▶ [JOB] All of the material below is to be restated word for word, apart from the pictures.

───

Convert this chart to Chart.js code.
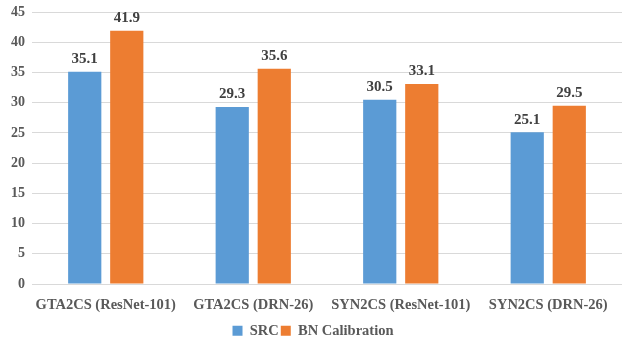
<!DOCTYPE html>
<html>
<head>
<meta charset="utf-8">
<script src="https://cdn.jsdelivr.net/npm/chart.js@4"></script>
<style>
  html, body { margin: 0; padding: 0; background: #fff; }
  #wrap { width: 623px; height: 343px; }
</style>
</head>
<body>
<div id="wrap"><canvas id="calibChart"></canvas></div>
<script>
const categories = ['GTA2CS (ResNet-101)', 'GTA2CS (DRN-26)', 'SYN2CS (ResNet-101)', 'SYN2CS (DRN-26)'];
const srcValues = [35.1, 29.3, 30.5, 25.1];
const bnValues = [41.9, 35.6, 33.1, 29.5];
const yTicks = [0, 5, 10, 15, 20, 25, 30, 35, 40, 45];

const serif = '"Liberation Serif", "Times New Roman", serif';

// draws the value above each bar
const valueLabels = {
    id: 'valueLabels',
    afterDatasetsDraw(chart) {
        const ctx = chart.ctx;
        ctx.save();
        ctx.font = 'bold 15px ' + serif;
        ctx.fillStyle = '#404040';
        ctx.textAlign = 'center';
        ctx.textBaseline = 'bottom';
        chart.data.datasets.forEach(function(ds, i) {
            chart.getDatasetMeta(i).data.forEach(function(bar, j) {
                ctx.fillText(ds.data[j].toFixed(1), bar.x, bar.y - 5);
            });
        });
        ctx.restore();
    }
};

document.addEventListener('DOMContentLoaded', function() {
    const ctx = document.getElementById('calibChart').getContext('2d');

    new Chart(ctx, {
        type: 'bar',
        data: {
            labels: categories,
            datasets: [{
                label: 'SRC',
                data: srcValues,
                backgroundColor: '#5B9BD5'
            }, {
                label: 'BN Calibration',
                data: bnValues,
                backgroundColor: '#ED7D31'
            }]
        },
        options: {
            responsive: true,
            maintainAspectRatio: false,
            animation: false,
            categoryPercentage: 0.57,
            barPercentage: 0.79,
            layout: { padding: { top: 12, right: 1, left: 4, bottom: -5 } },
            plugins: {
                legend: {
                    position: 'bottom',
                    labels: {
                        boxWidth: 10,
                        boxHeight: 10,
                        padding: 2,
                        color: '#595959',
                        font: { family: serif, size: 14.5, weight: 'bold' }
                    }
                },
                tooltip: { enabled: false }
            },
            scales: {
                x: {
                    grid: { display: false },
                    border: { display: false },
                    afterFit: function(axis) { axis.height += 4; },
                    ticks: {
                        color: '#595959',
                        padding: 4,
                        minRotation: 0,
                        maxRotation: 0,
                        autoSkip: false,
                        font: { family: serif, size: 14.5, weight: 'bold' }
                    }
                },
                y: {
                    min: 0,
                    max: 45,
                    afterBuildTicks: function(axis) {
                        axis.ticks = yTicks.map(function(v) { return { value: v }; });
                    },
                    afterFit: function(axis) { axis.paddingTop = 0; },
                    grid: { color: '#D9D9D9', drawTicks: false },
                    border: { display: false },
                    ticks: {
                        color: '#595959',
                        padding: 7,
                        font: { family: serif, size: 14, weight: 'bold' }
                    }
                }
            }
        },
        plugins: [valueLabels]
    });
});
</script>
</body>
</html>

───

▶ [OUTPUT FOR THIS TASK]
Convert this chart to Chart.js code.
<!DOCTYPE html>
<html>
<head>
<meta charset="utf-8">
<script src="https://cdn.jsdelivr.net/npm/chart.js@4"></script>
<style>
  html, body { margin: 0; padding: 0; background: #fff; }
  #wrap { width: 623px; height: 343px; }
</style>
</head>
<body>
<div id="wrap"><canvas id="calibChart"></canvas></div>
<script>
const categories = ['GTA2CS (ResNet-101)', 'GTA2CS (DRN-26)', 'SYN2CS (ResNet-101)', 'SYN2CS (DRN-26)'];
const srcValues = [35.1, 29.3, 30.5, 25.1];
const bnValues = [41.9, 35.6, 33.1, 29.5];
const yTicks = [0, 5, 10, 15, 20, 25, 30, 35, 40, 45];

const serif = '"Liberation Serif", "Times New Roman", serif';

// draws the value above each bar
const valueLabels = {
    id: 'valueLabels',
    afterDatasetsDraw(chart) {
        const ctx = chart.ctx;
        ctx.save();
        ctx.font = 'bold 15px ' + serif;
        ctx.fillStyle = '#404040';
        ctx.textAlign = 'center';
        ctx.textBaseline = 'bottom';
        chart.data.datasets.forEach(function(ds, i) {
            chart.getDatasetMeta(i).data.forEach(function(bar, j) {
                ctx.fillText(ds.data[j].toFixed(1), bar.x, bar.y - 5);
            });
        });
        ctx.restore();
    }
};

document.addEventListener('DOMContentLoaded', function() {
    const ctx = document.getElementById('calibChart').getContext('2d');

    new Chart(ctx, {
        type: 'bar',
        data: {
            labels: categories,
            datasets: [{
                label: 'SRC',
                data: srcValues,
                backgroundColor: '#5B9BD5'
            }, {
                label: 'BN Calibration',
                data: bnValues,
                backgroundColor: '#ED7D31'
            }]
        },
        options: {
            responsive: true,
            maintainAspectRatio: false,
            animation: false,
            categoryPercentage: 0.57,
            barPercentage: 0.79,
            layout: { padding: { top: 12, right: 1, left: 4, bottom: -5 } },
            plugins: {
                legend: {
                    position: 'bottom',
                    labels: {
                        boxWidth: 10,
                        boxHeight: 10,
                        padding: 2,
                        color: '#595959',
                        font: { family: serif, size: 14.5, weight: 'bold' }
                    }
                },
                tooltip: { enabled: false }
            },
            scales: {
                x: {
                    grid: { display: false },
                    border: { display: false },
                    afterFit: function(axis) { axis.height += 4; },
                    ticks: {
                        color: '#595959',
                        padding: 4,
                        minRotation: 0,
                        maxRotation: 0,
                        autoSkip: false,
                        font: { family: serif, size: 14.5, weight: 'bold' }
                    }
                },
                y: {
                    min: 0,
                    max: 45,
                    afterBuildTicks: function(axis) {
                        axis.ticks = yTicks.map(function(v) { return { value: v }; });
                    },
                    afterFit: function(axis) { axis.paddingTop = 0; },
                    grid: { color: '#D9D9D9', drawTicks: false },
                    border: { display: false },
                    ticks: {
                        color: '#595959',
                        padding: 7,
                        font: { family: serif, size: 14, weight: 'bold' }
                    }
                }
            }
        },
        plugins: [valueLabels]
    });
});
</script>
</body>
</html>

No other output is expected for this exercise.